The minister for the Monetary Authority of Singapore (MAS), the nation's central banking authority, has said the institution is working to create a regulatory framework for bitcoin payments.

In response to a question on the matter from an MP, Tharman Shanmugaratnam – who is also deputy prime minister of Singapore – confirmed that while the MAS "has been monitoring" cryptocurrencies such as bitcoin and ether, it has no intention of regulating them. However, certain peripheral activities will require a legal framework, he said.

MAS, he went on, is now working to create a new regulatory framework for cryptocurrency payment services, in order to ensure they are not misused for money laundering and terrorism financing.

In the statement, Shanmugaratnam clarified that, while MAS has yet to produce a targeted regulatory framework uniquely for ICOs, it will do so if deemed necessary.

Shanmugaratnam explained:

"Virtual currencies can go beyond being a means of payment, and evolve into "second generation" tokens representing benefits such as ownership in assets, like a share or bond certificate. These are financial activities that falls under MAS' regulatory ambit."

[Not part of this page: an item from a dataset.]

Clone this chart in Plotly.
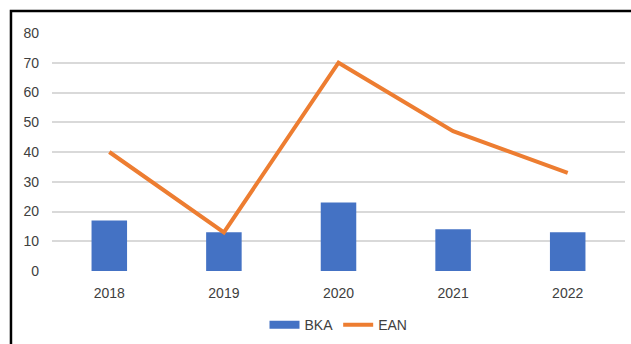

The minister also said that while cryptocurrency trading is widely popular in U.S., Japan and Hong Kong, trading volume is relatively low in Singapore. On top of that, only about 20 Singapore retailers accept bitcoin, according to the the central banking authority.

In August, MAS announced that tokens may be classified as securities. Further, the financial regulator has issued statements warning investors of potential fraudulent ICO schemes.

Last month, the bank accounts of a number of bitcoin businesses based in Singapore had their bank accounts closed without explanation. MAS said at the time that, as the closure represent a commercial decision taken by banks, it would not interfere.